- Written instruction: Copy out the listing that follows exactly, dropping every picture.
## begin
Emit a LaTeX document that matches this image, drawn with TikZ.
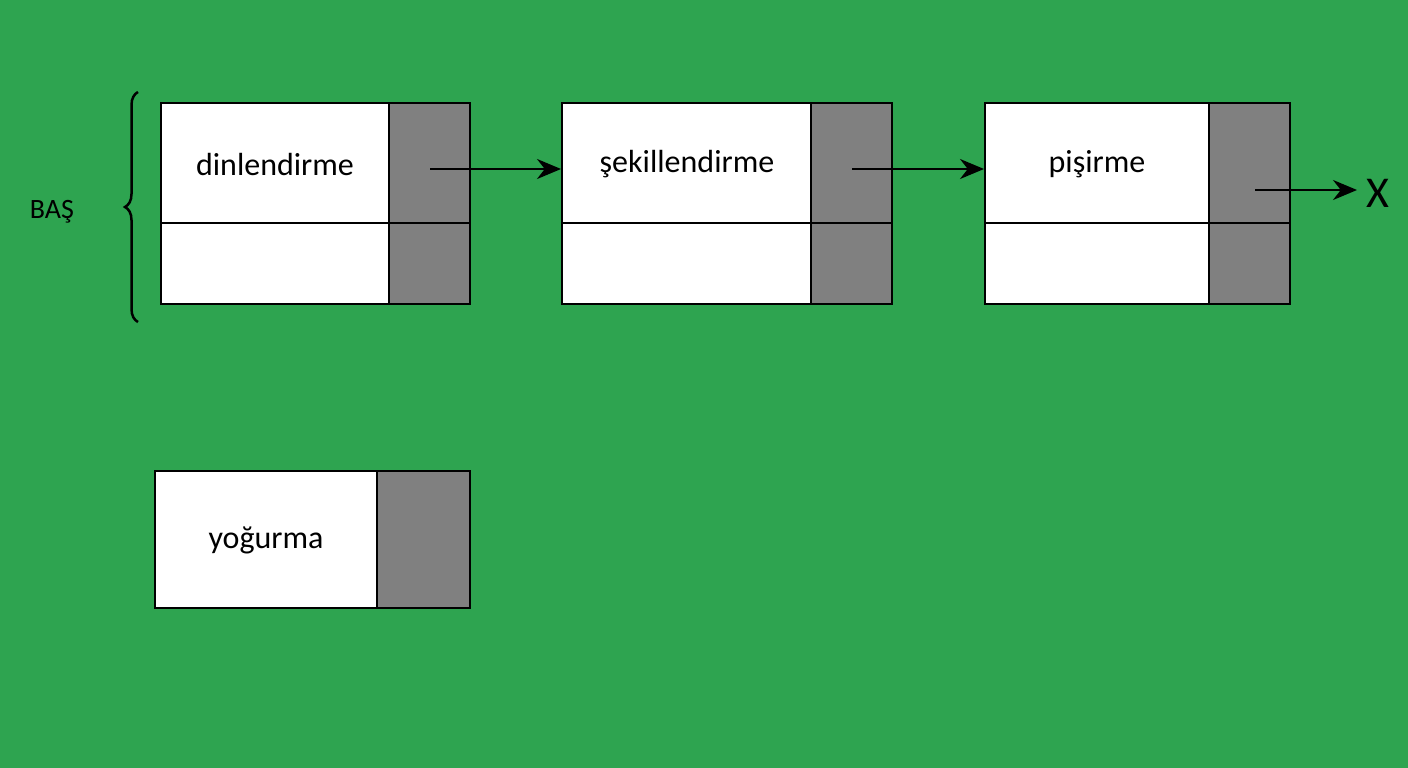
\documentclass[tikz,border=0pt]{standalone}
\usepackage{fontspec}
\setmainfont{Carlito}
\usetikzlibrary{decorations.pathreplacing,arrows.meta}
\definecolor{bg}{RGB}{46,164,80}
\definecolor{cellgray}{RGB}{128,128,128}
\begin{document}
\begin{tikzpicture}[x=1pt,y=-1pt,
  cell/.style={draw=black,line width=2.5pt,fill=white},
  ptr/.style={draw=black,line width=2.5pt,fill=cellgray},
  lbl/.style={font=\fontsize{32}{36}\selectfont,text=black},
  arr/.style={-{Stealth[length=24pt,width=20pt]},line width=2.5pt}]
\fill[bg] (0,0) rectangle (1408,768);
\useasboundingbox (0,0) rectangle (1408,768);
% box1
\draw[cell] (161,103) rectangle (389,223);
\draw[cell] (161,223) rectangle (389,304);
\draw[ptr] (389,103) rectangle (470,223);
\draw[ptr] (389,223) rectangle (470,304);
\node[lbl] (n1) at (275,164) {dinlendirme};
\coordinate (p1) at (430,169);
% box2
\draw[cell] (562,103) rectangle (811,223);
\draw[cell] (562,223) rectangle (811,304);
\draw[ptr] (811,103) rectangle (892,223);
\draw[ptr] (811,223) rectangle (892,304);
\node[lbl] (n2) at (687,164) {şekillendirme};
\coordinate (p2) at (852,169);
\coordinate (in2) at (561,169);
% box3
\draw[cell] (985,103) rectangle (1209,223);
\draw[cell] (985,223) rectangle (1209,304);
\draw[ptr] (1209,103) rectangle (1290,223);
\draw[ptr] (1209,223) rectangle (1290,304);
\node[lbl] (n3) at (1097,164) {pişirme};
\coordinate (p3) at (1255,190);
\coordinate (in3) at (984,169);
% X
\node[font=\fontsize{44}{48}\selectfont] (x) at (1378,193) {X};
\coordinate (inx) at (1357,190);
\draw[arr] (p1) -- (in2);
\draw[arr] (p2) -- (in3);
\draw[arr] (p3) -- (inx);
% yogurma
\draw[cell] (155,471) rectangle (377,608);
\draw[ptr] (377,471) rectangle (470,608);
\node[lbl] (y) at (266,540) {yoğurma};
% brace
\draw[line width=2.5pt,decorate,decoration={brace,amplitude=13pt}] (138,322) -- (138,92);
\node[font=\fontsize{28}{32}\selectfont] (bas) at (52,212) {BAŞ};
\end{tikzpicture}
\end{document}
## end
- Final answer:
Emit a LaTeX document that matches this image, drawn with TikZ.
\documentclass[tikz,border=0pt]{standalone}
\usepackage{fontspec}
\setmainfont{Carlito}
\usetikzlibrary{decorations.pathreplacing,arrows.meta}
\definecolor{bg}{RGB}{46,164,80}
\definecolor{cellgray}{RGB}{128,128,128}
\begin{document}
\begin{tikzpicture}[x=1pt,y=-1pt,
  cell/.style={draw=black,line width=2.5pt,fill=white},
  ptr/.style={draw=black,line width=2.5pt,fill=cellgray},
  lbl/.style={font=\fontsize{32}{36}\selectfont,text=black},
  arr/.style={-{Stealth[length=24pt,width=20pt]},line width=2.5pt}]
\fill[bg] (0,0) rectangle (1408,768);
\useasboundingbox (0,0) rectangle (1408,768);
% box1
\draw[cell] (161,103) rectangle (389,223);
\draw[cell] (161,223) rectangle (389,304);
\draw[ptr] (389,103) rectangle (470,223);
\draw[ptr] (389,223) rectangle (470,304);
\node[lbl] (n1) at (275,164) {dinlendirme};
\coordinate (p1) at (430,169);
% box2
\draw[cell] (562,103) rectangle (811,223);
\draw[cell] (562,223) rectangle (811,304);
\draw[ptr] (811,103) rectangle (892,223);
\draw[ptr] (811,223) rectangle (892,304);
\node[lbl] (n2) at (687,164) {şekillendirme};
\coordinate (p2) at (852,169);
\coordinate (in2) at (561,169);
% box3
\draw[cell] (985,103) rectangle (1209,223);
\draw[cell] (985,223) rectangle (1209,304);
\draw[ptr] (1209,103) rectangle (1290,223);
\draw[ptr] (1209,223) rectangle (1290,304);
\node[lbl] (n3) at (1097,164) {pişirme};
\coordinate (p3) at (1255,190);
\coordinate (in3) at (984,169);
% X
\node[font=\fontsize{44}{48}\selectfont] (x) at (1378,193) {X};
\coordinate (inx) at (1357,190);
\draw[arr] (p1) -- (in2);
\draw[arr] (p2) -- (in3);
\draw[arr] (p3) -- (inx);
% yogurma
\draw[cell] (155,471) rectangle (377,608);
\draw[ptr] (377,471) rectangle (470,608);
\node[lbl] (y) at (266,540) {yoğurma};
% brace
\draw[line width=2.5pt,decorate,decoration={brace,amplitude=13pt}] (138,322) -- (138,92);
\node[font=\fontsize{28}{32}\selectfont] (bas) at (52,212) {BAŞ};
\end{tikzpicture}
\end{document}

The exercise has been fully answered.